_WHAT TO DO_
Print, exactly and with both ends included, the lines below that run from the one containing "Recreate this image" to the one containing "417, 407, 412]". Pictures are omitted.

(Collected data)
________________________________________

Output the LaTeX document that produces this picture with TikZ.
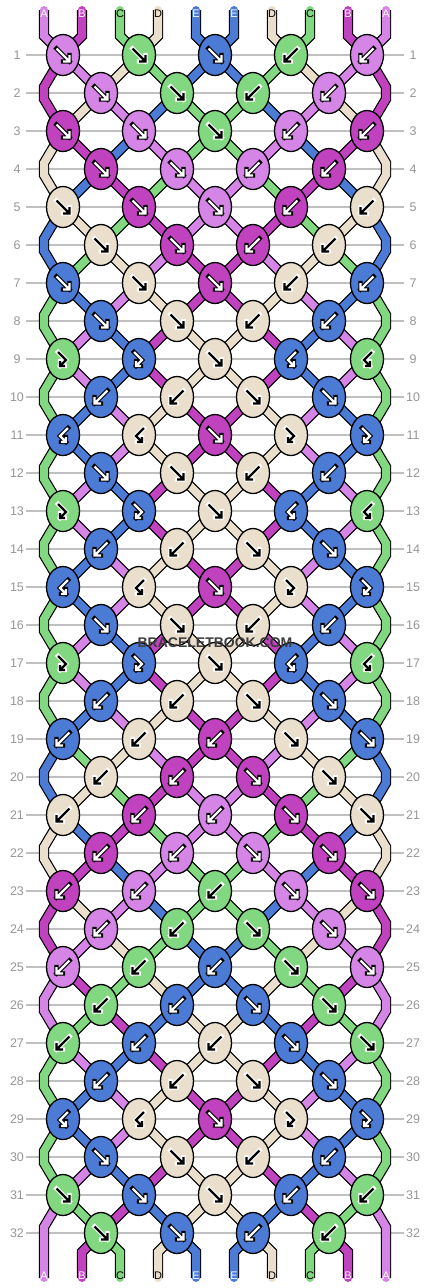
\documentclass[tikz,border=0pt]{standalone}
\usepackage{fontspec}
\setmainfont{Liberation Sans}
\usetikzlibrary{shapes.geometric}
\definecolor{cA}{RGB}{213,133,229}
\definecolor{cB}{RGB}{193,66,191}
\definecolor{cC}{RGB}{129,216,128}
\definecolor{cD}{RGB}{234,223,205}
\definecolor{cE}{RGB}{76,123,214}
\colorlet{fgA}{white}\colorlet{fgB}{white}\colorlet{fgC}{black}\colorlet{fgD}{black}\colorlet{fgE}{white}
\colorlet{bgA}{black}\colorlet{bgB}{black}\colorlet{bgC}{white}\colorlet{bgD}{white}\colorlet{bgE}{black}
\definecolor{gridc}{RGB}{192,192,192}
\definecolor{numc}{RGB}{150,150,150}
\definecolor{wmc}{RGB}{60,60,60}
\pgfdeclarelayer{background}
\pgfsetlayers{background,main}
\newcommand\kpath[1]{%
  \draw[draw=\bgc,line width=4.4pt,line cap=rect,line join=miter] #1;
  \draw[draw=\fgc,line width=2.4pt,line cap=butt,line join=miter] #1;}
\newcommand\arrowf{\kpath{(-6.5,-6.5) -- (6.5,6.5) (0,6.5) -- (6.5,6.5) -- (6.5,0)}}
\newcommand\arrowb{\kpath{(6.5,-6.5) -- (-6.5,6.5) (0,6.5) -- (-6.5,6.5) -- (-6.5,0)}}
\newcommand\arrowfb{\kpath{(-5,-7) -- (3,1) -- (-3,7) (2,7) -- (-3,7) -- (-3,2)}}
\newcommand\arrowbf{\kpath{(5,-7) -- (-3,1) -- (3,7) (-2,7) -- (3,7) -- (3,2)}}
\tikzset{
  knot/.style={ellipse,draw=black,line width=1.3pt,minimum width=33pt,minimum height=41pt,inner sep=0pt},
  strand/.style={draw=#1,line width=8pt,line join=miter,preaction={draw=black,line width=10.4pt}},
  gridline/.style={draw=gridc,line width=1.3pt},
  rownum/.style={text=numc,font=\fontsize{12.5}{14}\selectfont,inner sep=0pt},
  strandlbl/.style={font=\fontsize{11}{12}\selectfont,inner sep=0pt},
}
\begin{document}
\begin{tikzpicture}[x=1pt,y=-1pt]
\useasboundingbox (0,0) rectangle (430,1288);
\begin{pgfonlayer}{background}
\fill[white] (0,0) rectangle (430,1288);
\foreach \r in {1,...,32} {
  \pgfmathsetmacro\ky{55+38*(\r-1)}
  \draw[gridline] (26,\ky) -- (404,\ky);
}
\end{pgfonlayer}
% knots
\foreach \r/\kl in {
1/{f/A,f/C,f/E,b/C,b/A},
2/{f/A,f/C,b/C,b/A},
3/{f/B,f/A,f/C,b/A,b/B},
4/{f/B,f/A,b/A,b/B},
5/{f/D,f/B,f/A,b/B,b/D},
6/{f/D,f/B,b/B,b/D},
7/{f/E,f/D,f/B,b/D,b/E},
8/{f/E,f/D,b/D,b/E},
9/{fb/C,fb/E,f/D,bf/E,bf/C},
10/{b/E,b/D,f/D,f/E},
11/{bf/E,bf/D,f/B,fb/D,fb/E},
12/{f/E,f/D,b/D,b/E},
13/{fb/C,fb/E,f/D,bf/E,bf/C},
14/{b/E,b/D,f/D,f/E},
15/{bf/E,bf/D,f/B,fb/D,fb/E},
16/{f/E,f/D,b/D,b/E},
17/{fb/C,fb/E,f/D,bf/E,bf/C},
18/{b/E,b/D,f/D,f/E},
19/{b/E,b/D,b/B,f/D,f/E},
20/{b/D,b/B,f/B,f/D},
21/{b/D,b/B,b/A,f/B,f/D},
22/{b/B,b/A,f/A,f/B},
23/{b/B,b/A,b/C,f/A,f/B},
24/{b/A,b/C,f/C,f/A},
25/{b/A,b/C,b/E,f/C,f/A},
26/{b/C,b/E,f/E,f/C},
27/{b/C,b/E,b/D,f/E,f/C},
28/{b/E,b/D,f/D,f/E},
29/{bf/E,bf/D,f/B,fb/D,fb/E},
30/{f/E,f/D,b/D,b/E},
31/{f/C,f/E,f/D,b/E,b/C},
32/{f/C,f/E,b/E,b/C}} {
  \foreach \t/\c [count=\k] in \kl {
    \pgfmathsetmacro\kx{ifthenelse(mod(\r,2)==1,63,101)+76*(\k-1)}
    \pgfmathsetmacro\ky{55+38*(\r-1)}
    \node[knot,fill=c\c] (n\r-\k) at (\kx,\ky) {};
    \def\fgc{fg\c}\def\bgc{bg\c}
    \begin{scope}[shift={(n\r-\k.center)}]
      \csname arrow\t\endcsname
    \end{scope}
  }
}
% row numbers
\foreach \r in {1,...,32} {
  \pgfmathsetmacro\ky{55+38*(\r-1)}
  \node[rownum] (ll\r) at (17,\ky) {\r};
  \node[rownum] (rl\r) at (413,\ky) {\r};
}
% interior strand segments
\begin{pgfonlayer}{background}
\foreach \r/\st in {
1/{B,A,D,C,E,E,C,D,A,B},
2/{B,D,A,E,C,C,E,A,D,B},
3/{D,B,E,A,C,C,A,E,B,D},
4/{D,E,B,C,A,A,C,B,E,D},
5/{E,D,C,B,A,A,B,C,D,E},
6/{E,C,D,A,B,B,A,D,C,E},
7/{C,E,A,D,B,B,D,A,E,C},
8/{C,A,E,B,D,D,B,E,A,C},
9/{C,A,E,B,D,D,B,E,A,C},
10/{C,E,A,D,B,B,D,A,E,C},
11/{C,E,A,D,B,B,D,A,E,C},
12/{C,A,E,B,D,D,B,E,A,C},
13/{C,A,E,B,D,D,B,E,A,C},
14/{C,E,A,D,B,B,D,A,E,C},
15/{C,E,A,D,B,B,D,A,E,C},
16/{C,A,E,B,D,D,B,E,A,C},
17/{C,A,E,B,D,D,B,E,A,C},
18/{C,E,A,D,B,B,D,A,E,C},
19/{E,C,D,A,B,B,A,D,C,E},
20/{E,D,C,B,A,A,B,C,D,E},
21/{D,E,B,C,A,A,C,B,E,D},
22/{D,B,E,A,C,C,A,E,B,D},
23/{B,D,A,E,C,C,E,A,D,B},
24/{B,A,D,C,E,E,C,D,A,B},
25/{A,B,C,D,E,E,D,C,B,A},
26/{A,C,B,E,D,D,E,B,C,A},
27/{C,A,E,B,D,D,B,E,A,C},
28/{C,E,A,D,B,B,D,A,E,C},
29/{C,E,A,D,B,B,D,A,E,C},
30/{C,A,E,B,D,D,B,E,A,C},
31/{A,C,B,E,D,D,E,B,C,A}} {
  \foreach \c [count=\p] in \st {
    \ifnum\p>1 \ifnum\p<10
      \pgfmathtruncatemacro\ka{ifthenelse(mod(\r,2)==1,floor((\p+1)/2),floor(\p/2))}
      \pgfmathtruncatemacro\kb{ifthenelse(mod(\r,2)==1,floor(\p/2),floor((\p+1)/2))}
      \pgfmathtruncatemacro\rn{\r+1}
      \draw[strand=c\c] (n\r-\ka.center) -- (n\rn-\kb.center);
    \fi\fi
  }
}
% edge zigzags
\foreach \e/\c in {2/B,4/D,6/E,8/C,10/C,12/C,14/C,16/C,18/C,20/E,22/D,24/B,26/A,28/C,30/C} {
  \pgfmathtruncatemacro\ra{\e-1}
  \pgfmathtruncatemacro\rb{\e+1}
  \pgfmathsetmacro\eya{55+38*(\e-1)-6}
  \pgfmathsetmacro\eyb{55+38*(\e-1)+6}
  \draw[strand=c\c] (n\ra-1.center) -- (44,\eya) -- (44,\eyb) -- (n\rb-1.center);
  \draw[strand=c\c] (n\ra-5.center) -- (386,\eya) -- (386,\eyb) -- (n\rb-5.center);
}
\end{pgfonlayer}
% top and bottom strand ends
\foreach \c [count=\p] in {A,B,C,D,E,E,D,C,B,A} {
  \pgfmathsetmacro\sx{44+38*(\p-1)}
  \pgfmathtruncatemacro\ka{floor((\p+1)/2)}
  \pgfmathtruncatemacro\kb{floor(\p/2)}
  \coordinate (top\p) at (\sx,10);
  \coordinate (bot\p) at (\sx,1278);
  \begin{pgfonlayer}{background}
    \draw[strand=c\c,line cap=round] (top\p) -- (\sx,36) -- (n1-\ka.center);
    \ifnum\p=1
      \draw[strand=c\c,line cap=round] (n31-1.center) -- (\sx,1227) -- (bot\p);
    \else\ifnum\p=10
      \draw[strand=c\c,line cap=round] (n31-5.center) -- (\sx,1227) -- (bot\p);
    \else
      \draw[strand=c\c,line cap=round] (n32-\kb.center) -- (\sx,1252) -- (bot\p);
    \fi\fi
  \end{pgfonlayer}
  \node[strandlbl,text=fg\c] (tl\p) at (\sx,13.5) {\c};
  \node[strandlbl,text=fg\c] (bl\p) at (\sx,1276) {\c};
}
% watermark
\node[font=\bfseries\fontsize{14}{16}\selectfont,text=wmc,inner sep=0pt] (wm) at (215,643) {BRACELETBOOK.COM};
\end{tikzpicture}
\end{document}
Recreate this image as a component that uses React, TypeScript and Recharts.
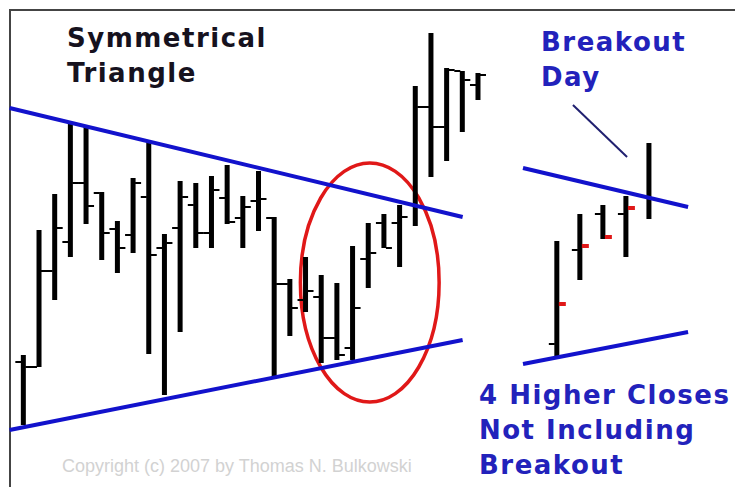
import { ComposedChart, Bar, XAxis, YAxis, ReferenceLine, ReferenceArea } from 'recharts'

// left panel: daily bars of the symmetrical triangle (price units)
const leftDays = [1, 2, 3, 4, 5, 6, 7, 8, 9, 10, 11, 12, 13, 14, 15, 16, 17, 18, 19, 20, 21, 22, 23, 24, 25, 26, 27, 28, 29, 30]
const leftHigh = [132, 257, 293, 364, 362, 295, 266, 309, 345, 253, 306, 304, 311, 322, 291, 316, 270, 208, 230, 212, 204, 241, 264, 273, 282, 401, 454, 419, 416, 414]
const leftLow = [62, 120, 187, 230, 263, 227, 214, 234, 133, 92, 155, 239, 239, 263, 239, 256, 108, 151, 175, 124, 127, 127, 199, 239, 220, 261, 310, 326, 355, 387]
const leftOpen = [125, 120, 216, 245, 304, 294, 258, 252, 290, 239, 259, 282, 254, 289, 269, 286, 269, 203, 187, 190, 149, 139, 228, 264, 264, null, 380, 360, 416, 402]
const leftClose = [120, 216, 259, 304, 281, 254, 239, 304, 232, 244, 290, 254, 297, 265, 280, 288, 203, 179, 196, 149, 132, 179, 234, 239, 270, 380, 360, 417, 407, 412]

// right panel: the four higher closes and the breakout day
const rightDays = [1, 2, 3, 4, 5]
const rightHigh = [246, 273, 282, 291, 344]
const rightLow = [130, 207, 248, 230, 268]
const rightOpen = [143, 237, 273, 273, null]
const rightClose = [183, 241, 250, 279, null]

// trend lines [x1, y1, x2, y2] in day/price units
const leftUpper = [0.1, 379, 29.0, 270]
const leftLower = [0.1, 57, 29.0, 147]
const rightUpper = [-0.47, 319, 6.7, 280]
const rightLower = [-0.47, 123, 6.7, 155]
const pointer = [1.7, 382, 4.05, 330]
const circled = { x1: 18.65, x2: 27.5, y1: 85, y2: 324 }

type Ohlc = { day: number; high: number; low: number; open: number | null; close: number | null }

function build(days: number[], hi: number[], lo: number[], op: (number | null)[], cl: (number | null)[]): Ohlc[] {
  return days.map((day, i) => ({ day, high: hi[i], low: lo[i], open: op[i], close: cl[i] }))
}

const leftData = build(leftDays, leftHigh, leftLow, leftOpen, leftClose)
const rightData = build(rightDays, rightHigh, rightLow, rightOpen, rightClose)

const BLUE = '#1212cc'
const RED = '#e01818'

function makeShape(closeColor: string) {
  const red = closeColor !== '#000'
  return (props: any) => {
    const { x, y, width, height, payload } = props
    const top = Math.min(y, y + height)
    const h = Math.abs(height)
    const cx = x + width / 2
    const span = payload.high - payload.low
    const py = (v: number) => top + ((payload.high - v) / span) * h
    return (
      <g>
        <rect x={cx - 2.5} y={top} width={5} height={h} fill="#000" />
        {payload.open != null && <rect x={cx - 8} y={py(payload.open) - 1} width={6} height={2} fill="#000" />}
        {payload.close != null && (
          <rect x={cx + 2} y={py(payload.close) - (red ? 2 : 1)} width={red ? 7 : 6} height={red ? 4 : 2} fill={closeColor} />
        )}
      </g>
    )
  }
}

function seg(s: number[]) {
  return [
    { x: s[0], y: s[1] },
    { x: s[2], y: s[3] },
  ] as any
}

const bold = { fontFamily: '"DejaVu Sans", Verdana, sans-serif', fontWeight: 700, fontSize: 26, lineHeight: '35px', letterSpacing: 1.5 }

export default function App() {
  return (
    <div style={{ position: 'absolute', left: 0, top: 0, width: 735, height: 487, background: '#fff', overflow: 'hidden' }}>
      <div style={{ position: 'absolute', left: 9, top: 9, width: 740, height: 490, borderTop: '2px solid #444', borderLeft: '2px solid #444' }} />

      <ComposedChart width={486} height={487} data={leftData} margin={{ top: 0, right: 0, bottom: 0, left: 0 }} style={{ position: 'absolute', left: 8, top: 0 }}>
        <XAxis type="number" dataKey="day" domain={[0, 31]} hide />
        <YAxis type="number" domain={[0, 487]} hide />
        <Bar dataKey={(d: Ohlc) => [d.low, d.high]} barSize={5} shape={makeShape('#000')} isAnimationActive={false} />
        <ReferenceLine segment={seg(leftUpper)} stroke={BLUE} strokeWidth={4} ifOverflow="visible" />
        <ReferenceLine segment={seg(leftLower)} stroke={BLUE} strokeWidth={4} ifOverflow="visible" />
        <ReferenceArea
          x1={circled.x1}
          x2={circled.x2}
          y1={circled.y1}
          y2={circled.y2}
          ifOverflow="visible"
          shape={(p: any) => (
            <ellipse cx={p.x + p.width / 2} cy={p.y + p.height / 2} rx={p.width / 2} ry={p.height / 2} fill="none" stroke={RED} strokeWidth={3.5} />
          )}
        />
      </ComposedChart>

      <ComposedChart width={175} height={487} data={rightData} margin={{ top: 0, right: 0, bottom: 0, left: 0 }} style={{ position: 'absolute', left: 520, top: 0 }}>
        <XAxis type="number" dataKey="day" domain={[-0.6, 7]} hide />
        <YAxis type="number" domain={[0, 487]} hide />
        <Bar dataKey={(d: Ohlc) => [d.low, d.high]} barSize={5} shape={makeShape(RED)} isAnimationActive={false} />
        <ReferenceLine segment={seg(rightUpper)} stroke={BLUE} strokeWidth={4} ifOverflow="visible" />
        <ReferenceLine segment={seg(rightLower)} stroke={BLUE} strokeWidth={4} ifOverflow="visible" />
        <ReferenceLine segment={seg(pointer)} stroke="#202070" strokeWidth={2} ifOverflow="visible" />
      </ComposedChart>

      <div style={{ ...bold, position: 'absolute', left: 67, top: 21, color: '#16121e' }}>
        Symmetrical
        <br />
        Triangle
      </div>
      <div style={{ ...bold, position: 'absolute', left: 541, top: 25, color: '#2222bb' }}>
        Breakout
        <br />
        Day
      </div>
      <div style={{ ...bold, position: 'absolute', left: 479, top: 378, color: '#2222bb', whiteSpace: 'nowrap' }}>
        4 Higher Closes
        <br />
        Not Including
        <br />
        Breakout
      </div>
      <div style={{ position: 'absolute', left: 62, top: 456, fontFamily: '"Liberation Sans", Arial, sans-serif', fontSize: 18, lineHeight: '20px', color: '#d2d2d2', whiteSpace: 'nowrap' }}>
        Copyright (c) 2007 by Thomas N. Bulkowski
      </div>
    </div>
  )
}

________________________________________

_SOLUTION TO THIS PROBLEM_
Recreate this image as a component that uses React, TypeScript and Recharts.
import { ComposedChart, Bar, XAxis, YAxis, ReferenceLine, ReferenceArea } from 'recharts'

// left panel: daily bars of the symmetrical triangle (price units)
const leftDays = [1, 2, 3, 4, 5, 6, 7, 8, 9, 10, 11, 12, 13, 14, 15, 16, 17, 18, 19, 20, 21, 22, 23, 24, 25, 26, 27, 28, 29, 30]
const leftHigh = [132, 257, 293, 364, 362, 295, 266, 309, 345, 253, 306, 304, 311, 322, 291, 316, 270, 208, 230, 212, 204, 241, 264, 273, 282, 401, 454, 419, 416, 414]
const leftLow = [62, 120, 187, 230, 263, 227, 214, 234, 133, 92, 155, 239, 239, 263, 239, 256, 108, 151, 175, 124, 127, 127, 199, 239, 220, 261, 310, 326, 355, 387]
const leftOpen = [125, 120, 216, 245, 304, 294, 258, 252, 290, 239, 259, 282, 254, 289, 269, 286, 269, 203, 187, 190, 149, 139, 228, 264, 264, null, 380, 360, 416, 402]
const leftClose = [120, 216, 259, 304, 281, 254, 239, 304, 232, 244, 290, 254, 297, 265, 280, 288, 203, 179, 196, 149, 132, 179, 234, 239, 270, 380, 360, 417, 407, 412]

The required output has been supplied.